_TASK STATEMENT_:
Leave out the pictures and set down exactly the lines from the start of the listing through the one with "const fs = 17;", both included.
──────── DATA SECTION
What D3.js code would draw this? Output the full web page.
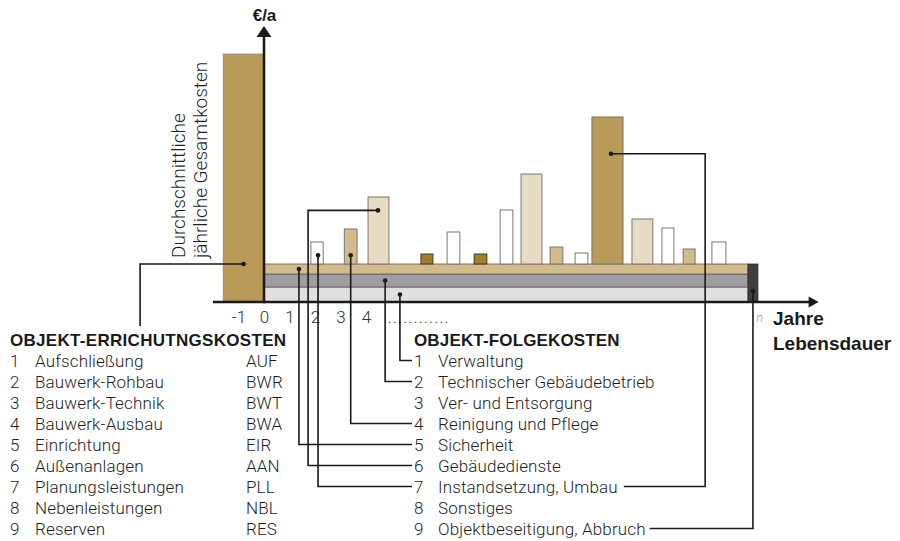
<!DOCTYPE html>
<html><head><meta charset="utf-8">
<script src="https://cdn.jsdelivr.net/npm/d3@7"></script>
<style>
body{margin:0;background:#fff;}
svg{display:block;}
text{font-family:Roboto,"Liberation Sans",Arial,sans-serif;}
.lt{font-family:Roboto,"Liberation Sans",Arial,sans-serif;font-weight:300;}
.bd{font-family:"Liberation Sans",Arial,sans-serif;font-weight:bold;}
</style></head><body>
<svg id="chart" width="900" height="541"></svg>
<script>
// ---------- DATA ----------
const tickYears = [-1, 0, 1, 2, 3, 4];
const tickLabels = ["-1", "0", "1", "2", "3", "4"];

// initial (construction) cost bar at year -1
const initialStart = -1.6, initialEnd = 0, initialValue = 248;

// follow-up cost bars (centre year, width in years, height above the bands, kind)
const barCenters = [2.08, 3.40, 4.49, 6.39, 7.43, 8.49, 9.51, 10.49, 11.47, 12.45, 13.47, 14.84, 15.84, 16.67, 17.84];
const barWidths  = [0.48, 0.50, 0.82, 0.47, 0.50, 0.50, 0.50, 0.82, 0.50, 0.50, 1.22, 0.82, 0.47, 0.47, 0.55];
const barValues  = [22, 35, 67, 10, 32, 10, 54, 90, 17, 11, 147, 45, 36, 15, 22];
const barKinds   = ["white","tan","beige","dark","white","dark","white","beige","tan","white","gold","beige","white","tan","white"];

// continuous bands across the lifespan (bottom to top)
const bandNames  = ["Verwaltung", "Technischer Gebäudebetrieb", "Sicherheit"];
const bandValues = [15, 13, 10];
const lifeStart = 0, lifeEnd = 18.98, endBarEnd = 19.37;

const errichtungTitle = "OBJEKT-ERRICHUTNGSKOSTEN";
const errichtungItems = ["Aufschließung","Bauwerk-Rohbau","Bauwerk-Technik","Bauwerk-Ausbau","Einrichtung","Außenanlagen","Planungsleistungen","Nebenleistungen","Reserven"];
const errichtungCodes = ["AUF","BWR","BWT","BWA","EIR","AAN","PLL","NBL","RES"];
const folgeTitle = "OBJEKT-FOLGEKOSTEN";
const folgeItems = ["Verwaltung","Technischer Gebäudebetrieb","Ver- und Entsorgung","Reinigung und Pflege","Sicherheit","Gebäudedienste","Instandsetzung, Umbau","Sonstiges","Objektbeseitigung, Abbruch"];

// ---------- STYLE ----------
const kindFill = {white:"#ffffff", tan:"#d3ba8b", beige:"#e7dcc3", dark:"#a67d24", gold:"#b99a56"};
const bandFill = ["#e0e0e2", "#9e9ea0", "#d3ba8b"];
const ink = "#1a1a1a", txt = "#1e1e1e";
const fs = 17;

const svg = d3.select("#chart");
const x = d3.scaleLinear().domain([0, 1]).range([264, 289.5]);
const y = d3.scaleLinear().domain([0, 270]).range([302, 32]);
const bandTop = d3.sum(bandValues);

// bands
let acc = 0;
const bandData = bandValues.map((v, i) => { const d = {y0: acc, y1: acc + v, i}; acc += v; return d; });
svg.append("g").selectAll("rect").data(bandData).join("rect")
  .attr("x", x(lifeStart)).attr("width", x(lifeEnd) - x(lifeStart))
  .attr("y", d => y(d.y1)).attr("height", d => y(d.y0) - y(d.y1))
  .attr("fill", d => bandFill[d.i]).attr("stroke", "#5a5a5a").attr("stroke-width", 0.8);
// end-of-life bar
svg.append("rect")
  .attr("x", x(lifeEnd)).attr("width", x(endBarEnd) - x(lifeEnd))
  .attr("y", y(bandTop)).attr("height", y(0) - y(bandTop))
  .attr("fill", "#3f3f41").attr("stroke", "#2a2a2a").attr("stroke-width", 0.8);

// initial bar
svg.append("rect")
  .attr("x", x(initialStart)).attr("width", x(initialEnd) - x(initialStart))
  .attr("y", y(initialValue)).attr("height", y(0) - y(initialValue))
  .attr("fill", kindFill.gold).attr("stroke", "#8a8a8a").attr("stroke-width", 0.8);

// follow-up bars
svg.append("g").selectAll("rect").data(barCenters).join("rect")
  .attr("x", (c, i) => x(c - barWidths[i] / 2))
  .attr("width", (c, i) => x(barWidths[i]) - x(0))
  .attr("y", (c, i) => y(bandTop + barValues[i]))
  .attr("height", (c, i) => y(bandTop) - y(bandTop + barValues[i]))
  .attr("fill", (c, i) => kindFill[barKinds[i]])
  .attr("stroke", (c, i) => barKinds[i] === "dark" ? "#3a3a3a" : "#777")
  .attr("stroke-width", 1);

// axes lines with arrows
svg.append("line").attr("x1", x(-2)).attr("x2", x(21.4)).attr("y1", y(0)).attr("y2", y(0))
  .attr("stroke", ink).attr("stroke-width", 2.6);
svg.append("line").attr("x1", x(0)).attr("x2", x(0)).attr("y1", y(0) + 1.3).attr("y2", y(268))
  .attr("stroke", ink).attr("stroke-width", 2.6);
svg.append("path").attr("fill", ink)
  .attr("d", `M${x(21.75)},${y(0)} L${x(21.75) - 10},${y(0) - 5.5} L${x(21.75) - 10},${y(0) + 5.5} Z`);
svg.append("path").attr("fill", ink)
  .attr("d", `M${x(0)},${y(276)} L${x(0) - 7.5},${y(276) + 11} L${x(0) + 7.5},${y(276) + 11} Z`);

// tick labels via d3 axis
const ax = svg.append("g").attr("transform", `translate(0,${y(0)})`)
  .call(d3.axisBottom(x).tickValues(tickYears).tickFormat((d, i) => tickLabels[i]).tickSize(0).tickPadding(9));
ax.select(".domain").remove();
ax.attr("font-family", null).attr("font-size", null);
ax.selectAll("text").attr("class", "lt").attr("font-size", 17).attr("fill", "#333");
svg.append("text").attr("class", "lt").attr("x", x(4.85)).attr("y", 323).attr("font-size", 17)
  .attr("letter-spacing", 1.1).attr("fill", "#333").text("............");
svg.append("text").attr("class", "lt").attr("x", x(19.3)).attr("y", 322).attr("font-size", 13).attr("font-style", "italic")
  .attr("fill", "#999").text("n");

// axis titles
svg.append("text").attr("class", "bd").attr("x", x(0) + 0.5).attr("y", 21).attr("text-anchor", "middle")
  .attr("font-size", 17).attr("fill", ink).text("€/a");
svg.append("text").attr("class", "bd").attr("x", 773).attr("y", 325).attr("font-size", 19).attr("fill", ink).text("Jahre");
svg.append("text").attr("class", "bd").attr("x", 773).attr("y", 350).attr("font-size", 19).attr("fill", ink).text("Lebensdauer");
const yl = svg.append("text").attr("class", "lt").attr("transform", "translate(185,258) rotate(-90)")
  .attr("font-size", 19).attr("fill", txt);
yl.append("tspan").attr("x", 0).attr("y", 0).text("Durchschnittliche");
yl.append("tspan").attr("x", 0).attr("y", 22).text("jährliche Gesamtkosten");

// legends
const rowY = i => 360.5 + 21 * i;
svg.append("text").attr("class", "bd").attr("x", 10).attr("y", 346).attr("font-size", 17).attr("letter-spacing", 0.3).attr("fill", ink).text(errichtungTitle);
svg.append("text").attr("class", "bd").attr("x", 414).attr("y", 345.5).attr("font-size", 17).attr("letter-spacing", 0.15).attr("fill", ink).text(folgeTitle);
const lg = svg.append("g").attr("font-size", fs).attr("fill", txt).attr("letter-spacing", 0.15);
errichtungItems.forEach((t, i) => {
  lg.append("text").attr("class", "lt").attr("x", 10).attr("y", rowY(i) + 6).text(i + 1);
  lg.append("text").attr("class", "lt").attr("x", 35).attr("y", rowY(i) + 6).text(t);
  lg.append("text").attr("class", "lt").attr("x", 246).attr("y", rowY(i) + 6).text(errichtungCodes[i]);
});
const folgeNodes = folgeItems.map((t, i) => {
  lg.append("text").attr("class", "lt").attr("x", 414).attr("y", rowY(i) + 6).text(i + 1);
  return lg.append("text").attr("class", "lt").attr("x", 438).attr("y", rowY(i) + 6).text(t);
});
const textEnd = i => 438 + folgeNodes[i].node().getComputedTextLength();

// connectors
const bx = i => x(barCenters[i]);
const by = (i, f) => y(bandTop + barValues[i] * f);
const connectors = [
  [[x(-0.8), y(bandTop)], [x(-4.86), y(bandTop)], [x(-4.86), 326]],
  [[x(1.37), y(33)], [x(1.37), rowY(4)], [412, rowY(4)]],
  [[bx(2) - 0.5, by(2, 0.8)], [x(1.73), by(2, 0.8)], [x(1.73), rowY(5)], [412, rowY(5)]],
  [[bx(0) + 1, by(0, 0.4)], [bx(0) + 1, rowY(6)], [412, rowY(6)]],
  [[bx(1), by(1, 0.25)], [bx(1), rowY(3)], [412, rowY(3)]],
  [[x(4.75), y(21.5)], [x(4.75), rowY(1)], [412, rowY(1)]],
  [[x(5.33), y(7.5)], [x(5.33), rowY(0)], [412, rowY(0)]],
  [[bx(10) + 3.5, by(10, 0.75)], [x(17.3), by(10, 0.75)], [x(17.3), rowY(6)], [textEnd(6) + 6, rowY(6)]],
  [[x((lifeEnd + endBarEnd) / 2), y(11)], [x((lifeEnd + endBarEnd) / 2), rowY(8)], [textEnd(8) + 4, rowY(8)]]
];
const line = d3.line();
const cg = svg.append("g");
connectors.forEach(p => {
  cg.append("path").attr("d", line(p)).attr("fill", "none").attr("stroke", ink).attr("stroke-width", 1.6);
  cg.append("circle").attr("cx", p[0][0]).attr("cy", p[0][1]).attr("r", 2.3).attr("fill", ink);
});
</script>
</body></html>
────────────────
_TASK SOLUTION_:
What D3.js code would draw this? Output the full web page.
<!DOCTYPE html>
<html><head><meta charset="utf-8">
<script src="https://cdn.jsdelivr.net/npm/d3@7"></script>
<style>
body{margin:0;background:#fff;}
svg{display:block;}
text{font-family:Roboto,"Liberation Sans",Arial,sans-serif;}
.lt{font-family:Roboto,"Liberation Sans",Arial,sans-serif;font-weight:300;}
.bd{font-family:"Liberation Sans",Arial,sans-serif;font-weight:bold;}
</style></head><body>
<svg id="chart" width="900" height="541"></svg>
<script>
// ---------- DATA ----------
const tickYears = [-1, 0, 1, 2, 3, 4];
const tickLabels = ["-1", "0", "1", "2", "3", "4"];

// initial (construction) cost bar at year -1
const initialStart = -1.6, initialEnd = 0, initialValue = 248;

// follow-up cost bars (centre year, width in years, height above the bands, kind)
const barCenters = [2.08, 3.40, 4.49, 6.39, 7.43, 8.49, 9.51, 10.49, 11.47, 12.45, 13.47, 14.84, 15.84, 16.67, 17.84];
const barWidths  = [0.48, 0.50, 0.82, 0.47, 0.50, 0.50, 0.50, 0.82, 0.50, 0.50, 1.22, 0.82, 0.47, 0.47, 0.55];
const barValues  = [22, 35, 67, 10, 32, 10, 54, 90, 17, 11, 147, 45, 36, 15, 22];
const barKinds   = ["white","tan","beige","dark","white","dark","white","beige","tan","white","gold","beige","white","tan","white"];

// continuous bands across the lifespan (bottom to top)
const bandNames  = ["Verwaltung", "Technischer Gebäudebetrieb", "Sicherheit"];
const bandValues = [15, 13, 10];
const lifeStart = 0, lifeEnd = 18.98, endBarEnd = 19.37;

const errichtungTitle = "OBJEKT-ERRICHUTNGSKOSTEN";
const errichtungItems = ["Aufschließung","Bauwerk-Rohbau","Bauwerk-Technik","Bauwerk-Ausbau","Einrichtung","Außenanlagen","Planungsleistungen","Nebenleistungen","Reserven"];
const errichtungCodes = ["AUF","BWR","BWT","BWA","EIR","AAN","PLL","NBL","RES"];
const folgeTitle = "OBJEKT-FOLGEKOSTEN";
const folgeItems = ["Verwaltung","Technischer Gebäudebetrieb","Ver- und Entsorgung","Reinigung und Pflege","Sicherheit","Gebäudedienste","Instandsetzung, Umbau","Sonstiges","Objektbeseitigung, Abbruch"];

// ---------- STYLE ----------
const kindFill = {white:"#ffffff", tan:"#d3ba8b", beige:"#e7dcc3", dark:"#a67d24", gold:"#b99a56"};
const bandFill = ["#e0e0e2", "#9e9ea0", "#d3ba8b"];
const ink = "#1a1a1a", txt = "#1e1e1e";
const fs = 17;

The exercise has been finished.